» Description of the task
Write out again exactly the lines from the one containing "Emit a Python" through the one containing "plt.rcParams['axes.unicode_minus'] = False", both included, and omit the pictures.

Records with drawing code
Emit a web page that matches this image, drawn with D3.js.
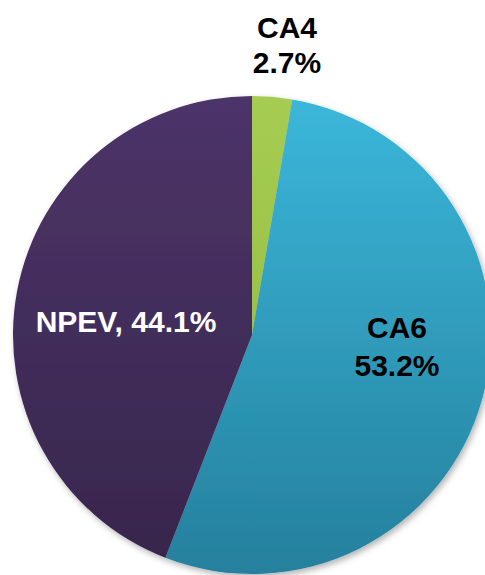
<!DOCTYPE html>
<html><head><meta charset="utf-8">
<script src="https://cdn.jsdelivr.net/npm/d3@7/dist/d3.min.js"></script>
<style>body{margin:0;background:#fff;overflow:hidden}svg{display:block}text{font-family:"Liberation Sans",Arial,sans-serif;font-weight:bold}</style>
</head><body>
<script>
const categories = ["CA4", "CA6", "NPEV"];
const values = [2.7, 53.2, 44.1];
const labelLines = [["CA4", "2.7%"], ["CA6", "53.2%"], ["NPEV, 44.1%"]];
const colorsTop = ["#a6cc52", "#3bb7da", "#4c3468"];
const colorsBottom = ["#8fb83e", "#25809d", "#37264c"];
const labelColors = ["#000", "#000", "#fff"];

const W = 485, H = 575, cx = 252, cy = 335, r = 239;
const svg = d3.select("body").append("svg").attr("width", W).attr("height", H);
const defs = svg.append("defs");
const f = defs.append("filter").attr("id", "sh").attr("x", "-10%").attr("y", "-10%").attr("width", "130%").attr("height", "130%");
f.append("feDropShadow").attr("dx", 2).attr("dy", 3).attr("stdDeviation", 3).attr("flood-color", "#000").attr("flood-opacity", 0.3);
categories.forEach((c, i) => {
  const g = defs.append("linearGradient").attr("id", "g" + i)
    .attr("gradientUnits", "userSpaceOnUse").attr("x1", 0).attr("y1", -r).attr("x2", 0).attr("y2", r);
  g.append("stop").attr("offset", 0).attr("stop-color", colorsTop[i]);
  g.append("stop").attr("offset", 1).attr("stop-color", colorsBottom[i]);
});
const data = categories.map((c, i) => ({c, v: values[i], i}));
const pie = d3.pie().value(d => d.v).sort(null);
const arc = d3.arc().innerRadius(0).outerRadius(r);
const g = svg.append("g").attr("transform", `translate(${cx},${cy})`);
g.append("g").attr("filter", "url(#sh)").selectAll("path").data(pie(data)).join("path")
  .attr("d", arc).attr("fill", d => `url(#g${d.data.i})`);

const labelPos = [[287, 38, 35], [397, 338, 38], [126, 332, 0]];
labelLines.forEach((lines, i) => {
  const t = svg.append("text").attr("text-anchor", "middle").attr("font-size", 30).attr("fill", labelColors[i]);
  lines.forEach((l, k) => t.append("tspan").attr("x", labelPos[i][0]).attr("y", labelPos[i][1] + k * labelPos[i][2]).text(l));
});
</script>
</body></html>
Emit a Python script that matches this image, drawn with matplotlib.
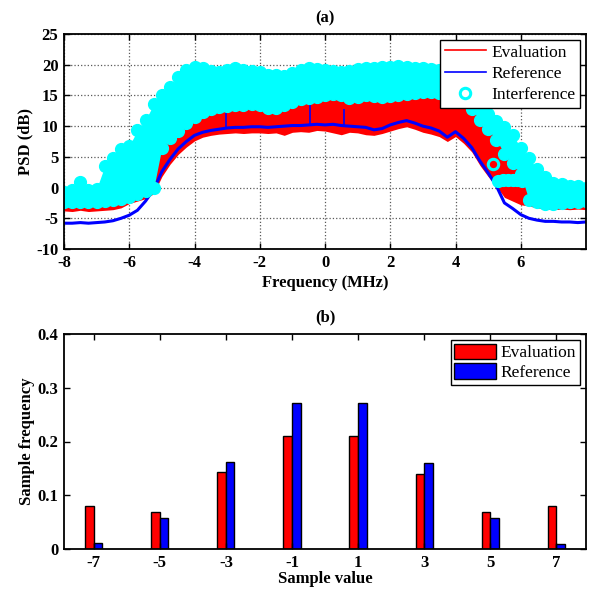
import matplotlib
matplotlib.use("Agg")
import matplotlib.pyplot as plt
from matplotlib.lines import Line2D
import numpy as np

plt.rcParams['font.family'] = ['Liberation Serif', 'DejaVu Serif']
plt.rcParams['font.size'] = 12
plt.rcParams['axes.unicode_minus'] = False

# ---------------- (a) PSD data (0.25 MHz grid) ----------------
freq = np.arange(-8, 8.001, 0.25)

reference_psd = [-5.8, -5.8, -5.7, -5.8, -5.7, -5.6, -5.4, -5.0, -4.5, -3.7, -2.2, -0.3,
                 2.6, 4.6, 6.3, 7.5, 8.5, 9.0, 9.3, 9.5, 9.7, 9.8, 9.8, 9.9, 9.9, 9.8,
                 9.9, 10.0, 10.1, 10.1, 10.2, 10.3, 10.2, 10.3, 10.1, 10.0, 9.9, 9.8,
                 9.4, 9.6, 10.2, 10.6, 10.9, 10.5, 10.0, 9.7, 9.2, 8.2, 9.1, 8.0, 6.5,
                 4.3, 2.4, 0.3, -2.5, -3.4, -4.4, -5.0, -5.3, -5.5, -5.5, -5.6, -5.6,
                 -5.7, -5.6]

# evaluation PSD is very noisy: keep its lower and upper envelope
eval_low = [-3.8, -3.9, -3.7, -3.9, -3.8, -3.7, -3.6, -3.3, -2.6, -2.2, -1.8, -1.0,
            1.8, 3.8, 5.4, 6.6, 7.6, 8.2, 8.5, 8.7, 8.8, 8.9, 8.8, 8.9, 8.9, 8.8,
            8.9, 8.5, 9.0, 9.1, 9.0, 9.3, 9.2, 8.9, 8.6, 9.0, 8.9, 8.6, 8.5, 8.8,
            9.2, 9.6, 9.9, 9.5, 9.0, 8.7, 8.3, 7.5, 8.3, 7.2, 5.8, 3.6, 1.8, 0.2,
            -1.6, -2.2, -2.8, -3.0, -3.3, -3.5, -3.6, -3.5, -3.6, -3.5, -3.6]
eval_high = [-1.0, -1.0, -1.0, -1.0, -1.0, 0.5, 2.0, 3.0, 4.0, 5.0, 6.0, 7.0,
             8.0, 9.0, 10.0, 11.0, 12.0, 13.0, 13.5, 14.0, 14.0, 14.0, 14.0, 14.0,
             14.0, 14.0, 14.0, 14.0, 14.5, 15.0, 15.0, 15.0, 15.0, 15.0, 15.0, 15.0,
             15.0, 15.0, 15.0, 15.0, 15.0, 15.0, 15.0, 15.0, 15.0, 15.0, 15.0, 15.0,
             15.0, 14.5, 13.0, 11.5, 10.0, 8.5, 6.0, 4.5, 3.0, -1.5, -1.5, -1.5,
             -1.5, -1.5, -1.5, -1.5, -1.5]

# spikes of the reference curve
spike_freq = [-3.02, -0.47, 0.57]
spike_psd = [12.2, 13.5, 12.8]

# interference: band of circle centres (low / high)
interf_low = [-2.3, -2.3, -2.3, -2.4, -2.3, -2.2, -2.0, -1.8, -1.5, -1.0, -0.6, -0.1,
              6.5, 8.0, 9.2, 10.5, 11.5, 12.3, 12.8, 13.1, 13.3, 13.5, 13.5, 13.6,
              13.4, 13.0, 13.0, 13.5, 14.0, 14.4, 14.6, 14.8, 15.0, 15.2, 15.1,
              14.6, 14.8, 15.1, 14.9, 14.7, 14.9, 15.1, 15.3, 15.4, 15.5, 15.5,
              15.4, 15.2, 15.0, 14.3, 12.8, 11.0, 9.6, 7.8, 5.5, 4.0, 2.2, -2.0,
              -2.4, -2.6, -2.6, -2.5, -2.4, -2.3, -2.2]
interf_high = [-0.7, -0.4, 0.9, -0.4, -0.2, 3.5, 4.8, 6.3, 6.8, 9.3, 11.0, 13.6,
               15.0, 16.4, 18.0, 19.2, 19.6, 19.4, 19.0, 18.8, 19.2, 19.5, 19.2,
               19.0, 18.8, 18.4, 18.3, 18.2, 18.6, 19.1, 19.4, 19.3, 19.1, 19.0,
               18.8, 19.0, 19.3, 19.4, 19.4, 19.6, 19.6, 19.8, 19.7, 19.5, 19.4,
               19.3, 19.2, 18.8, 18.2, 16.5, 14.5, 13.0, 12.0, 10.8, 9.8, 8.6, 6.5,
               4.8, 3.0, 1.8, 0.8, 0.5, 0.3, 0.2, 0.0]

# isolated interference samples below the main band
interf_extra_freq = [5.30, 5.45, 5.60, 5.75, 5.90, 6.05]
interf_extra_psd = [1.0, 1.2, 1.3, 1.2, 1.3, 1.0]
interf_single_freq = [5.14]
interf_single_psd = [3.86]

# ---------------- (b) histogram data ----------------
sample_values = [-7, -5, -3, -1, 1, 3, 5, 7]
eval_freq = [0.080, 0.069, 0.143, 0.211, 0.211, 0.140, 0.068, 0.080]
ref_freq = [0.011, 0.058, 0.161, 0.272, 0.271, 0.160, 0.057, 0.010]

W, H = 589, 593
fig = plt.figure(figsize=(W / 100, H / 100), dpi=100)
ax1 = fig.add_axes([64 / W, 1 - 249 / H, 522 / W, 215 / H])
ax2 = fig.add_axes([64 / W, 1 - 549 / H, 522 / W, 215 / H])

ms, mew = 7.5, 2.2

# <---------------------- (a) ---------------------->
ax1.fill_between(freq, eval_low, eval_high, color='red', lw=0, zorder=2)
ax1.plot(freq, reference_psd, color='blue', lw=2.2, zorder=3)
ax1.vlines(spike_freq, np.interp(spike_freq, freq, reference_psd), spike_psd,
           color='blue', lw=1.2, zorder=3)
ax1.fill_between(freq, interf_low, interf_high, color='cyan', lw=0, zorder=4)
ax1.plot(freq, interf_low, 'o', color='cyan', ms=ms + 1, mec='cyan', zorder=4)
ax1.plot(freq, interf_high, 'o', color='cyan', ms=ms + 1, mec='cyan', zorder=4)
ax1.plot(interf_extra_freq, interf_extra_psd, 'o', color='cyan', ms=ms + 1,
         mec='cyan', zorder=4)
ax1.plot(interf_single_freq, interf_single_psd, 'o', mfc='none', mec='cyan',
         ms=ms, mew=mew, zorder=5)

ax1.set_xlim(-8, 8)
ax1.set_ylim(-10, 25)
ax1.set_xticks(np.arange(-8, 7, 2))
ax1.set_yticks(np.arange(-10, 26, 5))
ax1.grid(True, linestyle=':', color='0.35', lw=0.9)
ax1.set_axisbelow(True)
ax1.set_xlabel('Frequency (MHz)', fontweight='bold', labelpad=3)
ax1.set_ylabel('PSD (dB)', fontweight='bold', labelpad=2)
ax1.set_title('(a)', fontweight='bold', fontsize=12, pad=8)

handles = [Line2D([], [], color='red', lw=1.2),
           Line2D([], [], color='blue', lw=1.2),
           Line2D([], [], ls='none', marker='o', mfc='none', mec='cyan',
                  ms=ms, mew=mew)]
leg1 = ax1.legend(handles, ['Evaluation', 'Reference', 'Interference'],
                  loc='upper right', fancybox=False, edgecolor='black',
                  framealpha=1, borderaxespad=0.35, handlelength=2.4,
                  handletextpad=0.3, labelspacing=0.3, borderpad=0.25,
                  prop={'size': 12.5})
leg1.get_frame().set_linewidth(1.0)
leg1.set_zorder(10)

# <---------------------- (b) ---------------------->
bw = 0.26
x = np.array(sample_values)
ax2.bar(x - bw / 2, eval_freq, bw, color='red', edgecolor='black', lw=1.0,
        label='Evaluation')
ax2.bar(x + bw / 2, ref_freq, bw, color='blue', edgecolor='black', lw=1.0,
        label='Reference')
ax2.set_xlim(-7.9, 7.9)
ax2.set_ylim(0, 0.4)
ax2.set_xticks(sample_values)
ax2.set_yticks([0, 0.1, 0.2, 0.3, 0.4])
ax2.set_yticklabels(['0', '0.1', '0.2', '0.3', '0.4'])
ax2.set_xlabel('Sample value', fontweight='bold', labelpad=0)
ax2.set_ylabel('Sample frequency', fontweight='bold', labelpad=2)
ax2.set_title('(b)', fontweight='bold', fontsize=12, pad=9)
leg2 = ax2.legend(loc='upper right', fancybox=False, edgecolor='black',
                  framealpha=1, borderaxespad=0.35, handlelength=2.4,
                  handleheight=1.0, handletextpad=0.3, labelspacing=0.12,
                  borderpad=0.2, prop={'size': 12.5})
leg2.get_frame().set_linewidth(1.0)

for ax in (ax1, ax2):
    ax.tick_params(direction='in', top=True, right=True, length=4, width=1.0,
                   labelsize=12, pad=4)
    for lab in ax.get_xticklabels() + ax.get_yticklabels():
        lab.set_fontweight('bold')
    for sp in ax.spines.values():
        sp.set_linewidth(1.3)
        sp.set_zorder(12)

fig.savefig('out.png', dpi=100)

» Response below
Emit a Python script that matches this image, drawn with matplotlib.
import matplotlib
matplotlib.use("Agg")
import matplotlib.pyplot as plt
from matplotlib.lines import Line2D
import numpy as np

plt.rcParams['font.family'] = ['Liberation Serif', 'DejaVu Serif']
plt.rcParams['font.size'] = 12
plt.rcParams['axes.unicode_minus'] = False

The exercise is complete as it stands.